Imagine you have a large cluster of dozens of GPUs collectively serving a powerful language model. Suddenly, one of the cards fails. What happens next? In most cases, the whole thing goes down. The system either stops completely or requires a restart and load redistribution. For a production environment where continuity is critical, this is a serious problem.
This is the exact problem faced by developers deploying large models like DeepSeek on a large number of accelerators. And it's precisely to solve this that SGLang introduced a new mechanism – Elastic EP, or Elastic Expert Parallelism.
What Is Expert Parallelism and Why It Fails
To understand the core of the problem, we need a brief look at how modern large models like MoE (Mixture of Experts) are structured. To put it simply, such a model doesn't process each request entirely on a single device. Instead, it's divided into numerous «experts» – individual blocks, each specializing in specific tasks. Different requests are routed to different experts, and the experts themselves are distributed across various GPUs.
This allows models with hundreds of billions of parameters to run on real hardware. But this setup has a vulnerability: if one GPU fails, the experts on it become unavailable. The system doesn't know how to continue operating without them and either freezes or crashes.
Previously, the only solution was a full cluster restart with load redistribution – a process that is costly in terms of time and resources.
Elasticity as the Answer to Fragility
Elastic EP changes the system's logic for handling failures. Simply put: if a cluster node stops responding, the system doesn't go down with it but rather reconfigures itself on the fly.
The mechanism works as follows. All GPUs in the cluster are aware of their neighbors' configurations beforehand. When one node fails, the remaining nodes automatically redistribute the load of the experts that were on the faulty node among themselves. Requests continue to be processed – albeit slower or with slightly lower throughput, but without a complete halt.
It's similar to how a good delivery service works: if one courier gets sick, the orders don't get stuck indefinitely – they are handed over to colleagues, even if it means a slight delay.
What This Means in Practice
For teams deploying large models in a production environment, this is a fundamental shift. Before Elastic EP, even a single GPU failure could take down the entire inference cluster for long enough to violate SLAs and create incidents for users.
Now, a partial failure is no longer a catastrophe. The system continues to serve requests. The faulty node can be replaced or restarted in the background without halting operations.
This is especially important for MoE models like DeepSeek, which require dozens of GPUs even for a basic deployment. The larger the cluster, the higher the probability that a node will fail at some point. It's simple statistics.

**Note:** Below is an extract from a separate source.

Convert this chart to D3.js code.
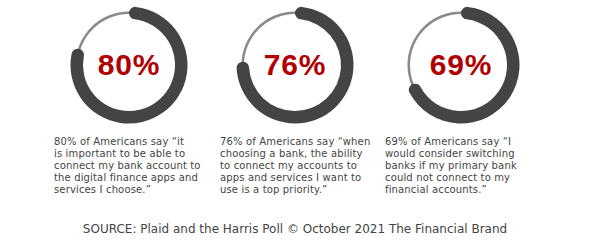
<!DOCTYPE html>
<html>
<head>
<meta charset="utf-8">
<style>
  body { margin: 0; background: #fff; }
</style>
</head>
<body>
<script src="https://d3js.org/d3.v7.min.js"></script>
<div id="chart"></div>
<script>
// data
var values = [80, 76, 69];
var valueLabels = ["80%", "76%", "69%"];
var quotes = [
  ["80% of Americans say \u201cit", "is important to be able to", "connect my bank account to", "the digital finance apps and", "services I choose.\u201d"],
  ["76% of Americans say \u201cwhen", "choosing a bank, the ability", "to connect my accounts to", "apps and services I want to", "use is a top priority.\u201d"],
  ["69% of Americans say \u201cI", "would consider switching", "banks if my primary bank", "could not connect to my", "financial accounts.\u201d"]
];
var source = "SOURCE: Plaid and the Harris Poll \u00a9 October 2021 The Financial Brand";

var width = 590, height = 241;
var svg = d3.select("#chart").append("svg")
  .attr("width", width)
  .attr("height", height);

// circle centres and text column starts
var cx = d3.scalePoint().domain(d3.range(values.length)).range([129, 461]);
var textX = [54, 220, 385];
var cy = 65;

var angle = d3.scaleLinear().domain([0, 100]).range([0, 2 * Math.PI]);

var track = d3.arc().innerRadius(51).outerRadius(53.5).startAngle(0).endAngle(2 * Math.PI);
var bar = d3.arc().innerRadius(46).outerRadius(58.5).cornerRadius(6.2).startAngle(0);

var g = svg.selectAll("g.donut")
  .data(values)
  .enter().append("g")
  .attr("class", "donut")
  .attr("transform", function(d, i) { return "translate(" + cx(i) + "," + cy + ")"; });

g.append("path")
  .attr("d", track())
  .attr("fill", "#8a8a8a");

g.append("path")
  .attr("d", function(d) { return bar({endAngle: angle(d)}); })
  .attr("fill", "#444444");

g.append("text")
  .attr("text-anchor", "middle")
  .attr("y", 10)
  .attr("font-family", "Liberation Sans, Arial, sans-serif")
  .attr("font-size", 30)
  .attr("font-weight", "bold")
  .attr("letter-spacing", 0.8)
  .attr("fill", "#b00000")
  .text(function(d, i) { return valueLabels[i]; });

// quotes
quotes.forEach(function(lines, i) {
  var t = svg.append("text")
    .attr("font-family", "DejaVu Sans, sans-serif")
    .attr("font-size", 10)
    .attr("letter-spacing", 0.15)
    .attr("fill", "#444444");
  lines.forEach(function(line, j) {
    t.append("tspan")
      .attr("x", textX[i])
      .attr("y", 145 + j * 11.9)
      .text(line);
  });
});

svg.append("text")
  .attr("x", 295)
  .attr("y", 233)
  .attr("text-anchor", "middle")
  .attr("font-family", "DejaVu Sans, sans-serif")
  .attr("font-size", 12)
  .attr("fill", "#444444")
  .text(source);
</script>
</body>
</html>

A Small Detail with Big Consequences
Interestingly, the idea of elasticity in distributed systems is not new in itself. Similar mechanisms have long been used in databases, network services, and cloud platforms. But in the context of large language model inference – especially with MoE architecture and expert parallelism – this is relatively new territory.
The complexity here lies not in the idea itself, but in its implementation: ensuring the correct redistribution of experts without losing request context, without desynchronization between nodes, and without a significant performance drop during the reconfiguration.
The SGLang developers solved this problem within an open-source inference framework – which automatically means the solution is available to the community, not just to large corporations with their own engineering teams.
What Remains Unanswered
Several questions remain open for now. How large is the overhead during load redistribution at the moment of failure? How does the system behave when multiple nodes fail simultaneously? What is the scalability limit of the mechanism?
These are normal questions for any new technology. Elastic EP is not a magic bullet for all problems, but a specific tool for a specific scenario: a partial failure in a cluster during MoE model inference. And in this scenario, it solves a real and painful problem.
For an industry that is actively moving toward agentic systems and continuous inference – where downtime is especially costly – this is a step in the right direction.